Notons que nous voyons ici Paul parler de la plénitude du christ dans un devenir. Il parle tout à fait, ici, le langage de la tradition juive de l'humanité à accomplir. C'est dans ce travail d'accomplissement que nous devons tous travailler ensemble, dans la réalisation de l'Alliance, dans la préparation de la plénitude du Messie!

Mais alors, puisqu'on découvre que nos notions respectives du Messie et du Christ ne sont pas si éloigné, alors, ne devrions-nous pas faire le pas et les unifier? Surtout pas! Le messianisme et la christologie demeurent profondément différent. Conservons nos différenciations!
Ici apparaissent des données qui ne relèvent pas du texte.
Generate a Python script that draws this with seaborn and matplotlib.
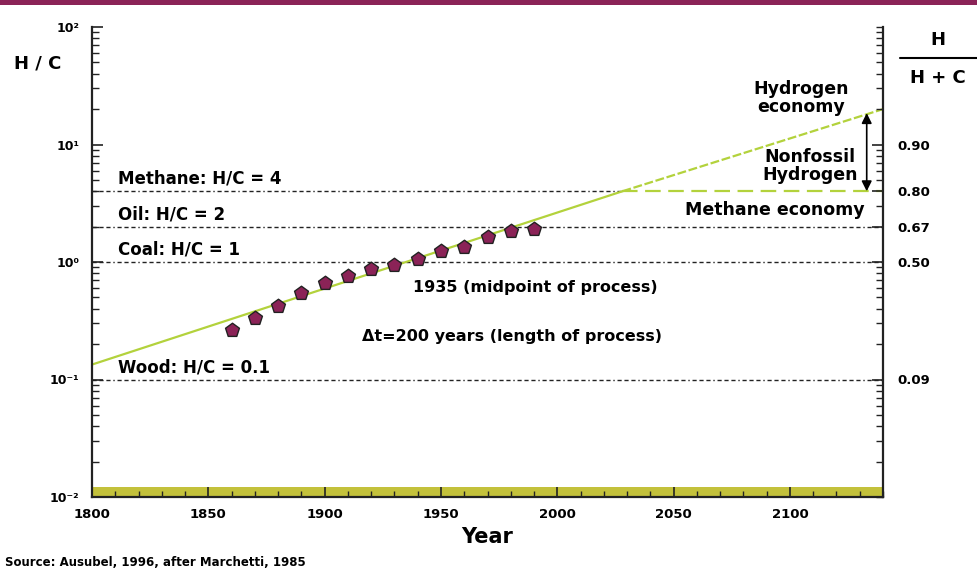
import numpy as np
import pandas as pd
import matplotlib
matplotlib.use("Agg")
import matplotlib.pyplot as plt
import seaborn as sns
from matplotlib.ticker import FixedLocator, LogLocator, MultipleLocator, NullFormatter
from matplotlib.patches import Rectangle
from matplotlib.lines import Line2D

# ---------------- data ----------------
obs_years = [1860, 1870, 1880, 1890, 1900, 1910, 1920, 1930, 1940, 1950, 1960, 1970, 1980, 1990]
obs_hc = [0.266, 0.337, 0.423, 0.54, 0.658, 0.759, 0.871, 0.937, 1.06, 1.25, 1.35, 1.63, 1.85, 1.90]

trend_years = [1800, 2028]          # fitted path (solid)
trend_hc = [0.134, 4.0]
hydrogen_years = [2028, 2140]       # hydrogen economy continuation (dashed)
hydrogen_hc = [4.0, 20.0]
methane_econ_years = [2028, 2140]   # methane economy plateau
methane_econ_hc = [4.0, 4.0]

ref_levels = [4, 2, 1, 0.1]
ref_labels = ["Methane: H/C = 4", "Oil: H/C = 2", "Coal: H/C = 1", "Wood: H/C = 0.1"]
ref_end = [2028, 2140, 2140, 2140]

left_ticks = [0.01, 0.1, 1, 10, 100]
left_ticklabels = ["10\u207b\u00b2", "10\u207b\u00b9", "10\u2070", "10\u00b9", "10\u00b2"]
right_ticks = [10, 4, 2, 1, 0.1]
right_ticklabels = ["0.90", "0.80", "0.67", "0.50", "0.09"]
x_ticks = [1800, 1850, 1900, 1950, 2000, 2050, 2100]

# ---------------- style ----------------
sns.set_theme(style="ticks")
plt.rcParams['font.family'] = ['DejaVu Sans']
plt.rcParams['font.weight'] = 'bold'
plt.rcParams['axes.labelweight'] = 'bold'
plt.rcParams['text.color'] = 'black'
plt.rcParams['axes.labelcolor'] = 'black'
plt.rcParams['xtick.labelcolor'] = 'black'
plt.rcParams['ytick.labelcolor'] = 'black'

GREEN = '#b3d23c'
PURPLE = '#8b2357'
OLIVE = '#c3c13b'
DARK = '#222222'

fig = plt.figure(figsize=(9.77, 5.73), dpi=100)
ax = fig.add_axes([92/977, 1 - 497/573, 791/977, 470/573])

# band at the bottom
ax.axhspan(0.01, 0.0122, color=OLIVE, zorder=0, lw=0)

# reference lines
for lvl, lab, xe in zip(ref_levels, ref_labels, ref_end):
    ax.hlines(lvl, 1800, xe, colors=DARK, lw=1.0,
              linestyles=[(0, (3, 2, 3, 2, 3, 2, 1, 2))], zorder=1)
    ax.annotate(lab, xy=(1811, lvl), xytext=(0, 2.5), textcoords='offset points',
                ha='left', va='bottom', fontsize=12, fontweight='bold', color='black')

# trend lines
df_tr = pd.DataFrame({"year": trend_years, "hc": trend_hc})
sns.lineplot(data=df_tr, x="year", y="hc", ax=ax, color=GREEN, linewidth=1.6, zorder=2)
df_h = pd.DataFrame({"year": hydrogen_years, "hc": hydrogen_hc})
sns.lineplot(data=df_h, x="year", y="hc", ax=ax, color=GREEN, linewidth=1.6,
             linestyle=(0, (4, 1.2)), zorder=2)
df_m = pd.DataFrame({"year": methane_econ_years, "hc": methane_econ_hc})
sns.lineplot(data=df_m, x="year", y="hc", ax=ax, color=GREEN, linewidth=1.6,
             linestyle=(0, (7, 3.4)), zorder=2)

# observations
df_obs = pd.DataFrame({"year": obs_years, "hc": obs_hc})
sns.scatterplot(data=df_obs, x="year", y="hc", ax=ax, marker='p', s=110,
                color=PURPLE, edgecolor=DARK, linewidth=1.0, zorder=3)

ax.set_yscale('log')
ax.set_xlim(1800, 2140)
ax.set_ylim(0.01, 100)

# arrow
ax.annotate('', xy=(2133, 18.5), xytext=(2133, 4.0),
            arrowprops=dict(arrowstyle='<|-|>', color='black', lw=1.2,
                            mutation_scale=15, shrinkA=0, shrinkB=0))

# annotations
ax.text(2104.6, 24.9, "Hydrogen\neconomy", ha='center', va='center',
        fontsize=12.5, fontweight='bold', linespacing=0.95)
ax.text(2108.6, 6.56, "Nonfossil\nHydrogen", ha='center', va='center',
        fontsize=12.5, fontweight='bold', linespacing=0.95)
ax.text(2093.7, 2.77, "Methane economy", ha='center', va='center',
        fontsize=12.5, fontweight='bold')
ax.text(1990.4, 0.612, "1935 (midpoint of process)", ha='center', va='center',
        fontsize=11.5, fontweight='bold')
ax.text(1980.5, 0.230, "\u0394t=200 years (length of process)", ha='center', va='center',
        fontsize=11.5, fontweight='bold')

# axes styling
ax.set_xlabel("Year", fontsize=15, fontweight='bold', labelpad=4)
ax.set_ylabel("")
ax.xaxis.set_major_locator(FixedLocator(x_ticks))
ax.xaxis.set_minor_locator(MultipleLocator(10))
ax.set_xticklabels([str(t) for t in x_ticks], fontsize=9.5, fontweight='bold')
ax.yaxis.set_major_locator(FixedLocator(left_ticks))
ax.set_yticklabels(left_ticklabels, fontsize=9, fontweight='bold')
ax.yaxis.set_minor_locator(LogLocator(base=10, subs=np.arange(2, 10)))
ax.yaxis.set_minor_formatter(NullFormatter())

ax.tick_params(axis='x', which='major', direction='in', length=7, width=1.2, color=DARK, pad=8)
ax.tick_params(axis='x', which='minor', direction='in', length=4, width=1.0, color=DARK)
ax.tick_params(axis='y', which='major', direction='in', length=8, width=1.2, color=DARK, pad=9)
ax.tick_params(axis='y', which='minor', direction='in', length=5, width=1.0, color=DARK)

for s in ['top', 'right']:
    ax.spines[s].set_visible(False)
for s in ['left', 'bottom']:
    ax.spines[s].set_color(DARK)
    ax.spines[s].set_linewidth(1.6)

ax2 = ax.twinx()
ax2.set_yscale('log')
ax2.set_ylim(0.01, 100)
ax2.yaxis.set_major_locator(FixedLocator(right_ticks))
ax2.set_yticklabels(right_ticklabels, fontsize=9.5, fontweight='bold')
ax2.yaxis.set_minor_locator(LogLocator(base=10, subs=np.arange(1, 10)))
ax2.yaxis.set_minor_formatter(NullFormatter())
ax2.tick_params(axis='y', which='major', direction='in', length=8, width=1.2, color=DARK, pad=10)
ax2.tick_params(axis='y', which='minor', direction='in', length=5, width=1.0, color=DARK)
for s in ['top', 'left', 'bottom']:
    ax2.spines[s].set_visible(False)
ax2.spines['right'].set_color(DARK)
ax2.spines['right'].set_linewidth(1.6)
ax2.grid(False)

# figure decorations
fig.add_artist(Rectangle((0, 1 - 5/573), 1, 5/573, transform=fig.transFigure,
                         color=PURPLE, lw=0))
fig.text(38/977, 1 - 63/573, "H / C", ha='center', va='center', fontsize=13, fontweight='bold')
fig.text(938/977, 1 - 40/573, "H", ha='center', va='center', fontsize=13, fontweight='bold')
fig.add_artist(Line2D([900/977, 1.0], [1 - 58/573, 1 - 58/573], transform=fig.transFigure,
                      color='black', lw=1.5))
fig.text(938/977, 1 - 78/573, "H + C", ha='center', va='center', fontsize=13, fontweight='bold')
fig.text(5/977, 1 - 563/573, "Source: Ausubel, 1996, after Marchetti, 1985", ha='left',
         va='center', fontsize=8.5, fontweight='bold')

fig.savefig("out.png", dpi=100)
Elles sont la condition pour vivre l'altérité, pour vivre entre-nous dans le mouvement de l'Alliance. Par contre, si messianisme et christologie sont fondamentalement différent, par contre Le Messie, le Christ auxquels ils renvoient tous deux, n'est-il pas le même? Là, il faut une réponse plus nuancée! Le médiateur du salut, dans sa réalité, est unique pour toute l'humanité, nous sommes tous d'accord sur cela. Par contre ce que, en tant qu'humain, nous pouvons en comprendre et en percevoir sera toujours limité.
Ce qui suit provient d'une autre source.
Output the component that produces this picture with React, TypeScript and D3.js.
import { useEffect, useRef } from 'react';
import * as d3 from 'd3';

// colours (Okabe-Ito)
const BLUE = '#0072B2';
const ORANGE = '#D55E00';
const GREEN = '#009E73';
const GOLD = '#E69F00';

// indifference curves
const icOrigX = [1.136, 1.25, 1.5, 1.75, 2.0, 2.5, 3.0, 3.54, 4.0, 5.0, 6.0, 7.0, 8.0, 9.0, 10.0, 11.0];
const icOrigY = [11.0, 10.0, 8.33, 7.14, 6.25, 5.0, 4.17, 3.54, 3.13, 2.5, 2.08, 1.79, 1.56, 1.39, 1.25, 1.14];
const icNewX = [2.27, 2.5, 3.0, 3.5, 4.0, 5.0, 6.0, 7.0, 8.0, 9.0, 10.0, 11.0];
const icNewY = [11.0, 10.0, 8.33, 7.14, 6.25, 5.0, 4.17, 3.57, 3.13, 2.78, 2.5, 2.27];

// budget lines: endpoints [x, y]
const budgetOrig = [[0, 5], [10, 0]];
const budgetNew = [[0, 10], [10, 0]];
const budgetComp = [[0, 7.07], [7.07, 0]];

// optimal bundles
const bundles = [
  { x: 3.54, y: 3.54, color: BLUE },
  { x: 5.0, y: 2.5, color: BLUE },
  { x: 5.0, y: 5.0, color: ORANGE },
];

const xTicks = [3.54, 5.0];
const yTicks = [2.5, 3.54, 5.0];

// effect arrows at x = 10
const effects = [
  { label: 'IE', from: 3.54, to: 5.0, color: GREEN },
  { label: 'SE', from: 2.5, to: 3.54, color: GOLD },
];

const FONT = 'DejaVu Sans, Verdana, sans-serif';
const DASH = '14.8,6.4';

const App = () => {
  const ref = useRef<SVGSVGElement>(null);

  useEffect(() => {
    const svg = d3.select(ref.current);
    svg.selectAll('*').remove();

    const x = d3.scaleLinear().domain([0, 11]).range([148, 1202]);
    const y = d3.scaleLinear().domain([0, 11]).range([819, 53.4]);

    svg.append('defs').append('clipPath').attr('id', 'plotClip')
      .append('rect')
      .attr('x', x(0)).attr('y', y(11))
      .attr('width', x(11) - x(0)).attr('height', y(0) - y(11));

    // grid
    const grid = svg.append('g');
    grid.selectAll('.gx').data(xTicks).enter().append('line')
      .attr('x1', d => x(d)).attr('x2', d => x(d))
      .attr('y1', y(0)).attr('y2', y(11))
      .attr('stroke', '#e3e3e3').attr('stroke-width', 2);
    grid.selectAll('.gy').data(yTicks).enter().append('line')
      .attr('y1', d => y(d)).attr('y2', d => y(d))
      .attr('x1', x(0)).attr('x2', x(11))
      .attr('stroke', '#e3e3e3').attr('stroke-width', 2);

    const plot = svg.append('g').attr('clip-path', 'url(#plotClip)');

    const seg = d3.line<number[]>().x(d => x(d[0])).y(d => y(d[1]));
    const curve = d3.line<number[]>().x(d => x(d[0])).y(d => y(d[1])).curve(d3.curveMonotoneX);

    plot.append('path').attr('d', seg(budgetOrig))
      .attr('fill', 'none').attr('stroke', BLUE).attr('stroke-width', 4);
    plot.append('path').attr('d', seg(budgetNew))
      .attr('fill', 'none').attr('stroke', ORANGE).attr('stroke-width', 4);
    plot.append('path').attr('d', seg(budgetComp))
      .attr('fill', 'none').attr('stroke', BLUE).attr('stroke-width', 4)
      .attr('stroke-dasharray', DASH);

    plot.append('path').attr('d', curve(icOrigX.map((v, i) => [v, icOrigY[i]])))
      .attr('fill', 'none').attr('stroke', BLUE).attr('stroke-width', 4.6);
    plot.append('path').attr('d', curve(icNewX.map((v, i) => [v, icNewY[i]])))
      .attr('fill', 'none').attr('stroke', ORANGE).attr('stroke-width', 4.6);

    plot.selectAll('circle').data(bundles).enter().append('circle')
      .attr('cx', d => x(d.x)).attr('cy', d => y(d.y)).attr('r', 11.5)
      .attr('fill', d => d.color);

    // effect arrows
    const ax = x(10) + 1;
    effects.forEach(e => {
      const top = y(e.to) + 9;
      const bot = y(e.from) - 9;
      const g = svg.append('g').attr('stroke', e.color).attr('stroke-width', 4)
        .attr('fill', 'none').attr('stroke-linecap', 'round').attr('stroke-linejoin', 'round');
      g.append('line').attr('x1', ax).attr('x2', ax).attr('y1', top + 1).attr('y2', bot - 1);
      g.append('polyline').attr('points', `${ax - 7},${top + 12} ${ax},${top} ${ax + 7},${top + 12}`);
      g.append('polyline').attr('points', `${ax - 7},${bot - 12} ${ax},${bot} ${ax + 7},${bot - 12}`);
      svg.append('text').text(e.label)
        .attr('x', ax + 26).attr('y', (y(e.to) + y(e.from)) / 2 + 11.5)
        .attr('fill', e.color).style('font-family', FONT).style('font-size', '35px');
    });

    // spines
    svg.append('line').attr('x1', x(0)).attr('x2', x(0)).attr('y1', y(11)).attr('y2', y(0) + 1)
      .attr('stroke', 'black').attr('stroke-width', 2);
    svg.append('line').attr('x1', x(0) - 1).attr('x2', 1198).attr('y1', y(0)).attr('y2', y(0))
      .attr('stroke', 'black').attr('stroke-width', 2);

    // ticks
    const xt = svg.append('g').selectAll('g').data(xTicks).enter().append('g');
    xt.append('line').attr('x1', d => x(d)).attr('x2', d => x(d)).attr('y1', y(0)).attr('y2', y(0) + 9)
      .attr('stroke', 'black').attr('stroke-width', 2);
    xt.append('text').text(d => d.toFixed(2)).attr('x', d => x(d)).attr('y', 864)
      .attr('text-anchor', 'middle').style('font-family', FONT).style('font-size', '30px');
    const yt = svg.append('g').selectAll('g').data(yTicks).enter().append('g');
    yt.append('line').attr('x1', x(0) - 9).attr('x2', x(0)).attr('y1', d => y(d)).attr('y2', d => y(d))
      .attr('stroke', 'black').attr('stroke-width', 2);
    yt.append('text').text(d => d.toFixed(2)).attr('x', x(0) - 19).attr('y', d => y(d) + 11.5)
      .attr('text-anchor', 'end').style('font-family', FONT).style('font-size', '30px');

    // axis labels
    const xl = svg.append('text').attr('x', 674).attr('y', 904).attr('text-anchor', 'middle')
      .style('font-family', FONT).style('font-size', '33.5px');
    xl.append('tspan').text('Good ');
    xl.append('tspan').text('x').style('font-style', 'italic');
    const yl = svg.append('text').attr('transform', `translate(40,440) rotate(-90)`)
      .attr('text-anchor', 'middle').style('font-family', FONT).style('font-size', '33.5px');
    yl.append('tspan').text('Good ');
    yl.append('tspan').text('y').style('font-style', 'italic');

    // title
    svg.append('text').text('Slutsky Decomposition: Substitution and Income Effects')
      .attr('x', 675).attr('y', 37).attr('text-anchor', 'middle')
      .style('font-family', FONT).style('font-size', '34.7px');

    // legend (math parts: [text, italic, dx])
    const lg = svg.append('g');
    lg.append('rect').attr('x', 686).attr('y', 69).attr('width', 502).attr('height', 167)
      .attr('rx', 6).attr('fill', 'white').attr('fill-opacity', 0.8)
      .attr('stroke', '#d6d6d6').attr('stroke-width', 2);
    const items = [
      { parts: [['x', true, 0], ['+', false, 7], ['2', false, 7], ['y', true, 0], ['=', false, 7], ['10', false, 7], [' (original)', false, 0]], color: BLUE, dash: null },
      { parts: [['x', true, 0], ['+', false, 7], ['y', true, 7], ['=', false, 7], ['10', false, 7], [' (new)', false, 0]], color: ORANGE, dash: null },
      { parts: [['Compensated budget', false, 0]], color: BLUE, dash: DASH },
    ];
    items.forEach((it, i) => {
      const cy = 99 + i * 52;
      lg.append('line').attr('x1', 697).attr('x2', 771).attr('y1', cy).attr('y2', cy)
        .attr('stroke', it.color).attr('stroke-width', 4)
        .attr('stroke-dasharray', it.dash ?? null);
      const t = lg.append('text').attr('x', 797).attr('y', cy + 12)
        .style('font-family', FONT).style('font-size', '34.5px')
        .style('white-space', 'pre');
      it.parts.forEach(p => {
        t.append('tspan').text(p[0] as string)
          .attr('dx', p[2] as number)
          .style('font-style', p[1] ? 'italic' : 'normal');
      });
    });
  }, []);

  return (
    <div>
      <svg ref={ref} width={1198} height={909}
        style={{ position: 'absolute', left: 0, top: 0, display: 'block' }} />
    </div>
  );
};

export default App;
Toutes les explications venant d'en bas, c'est-à-dire qui se fondent sur des données purement humaines, sont vouées à l'échec, car elles ne peuvent jamais offrir que des aspects particuliers de la figure du Christ, en négligeant les autres. 3

De ce fait, nos figures de ce médiateur sont différentes, au plan humain elles ne peuvent être fondues, mais elles représentent toutes deux une direction ou porter notre regard, et la vérité se trouve dans le point de convergence, au-delà des capacités de notre regard actuel. Mais travaillons tous à cet accomplissement et nous nous en rapprocherons immanquablement.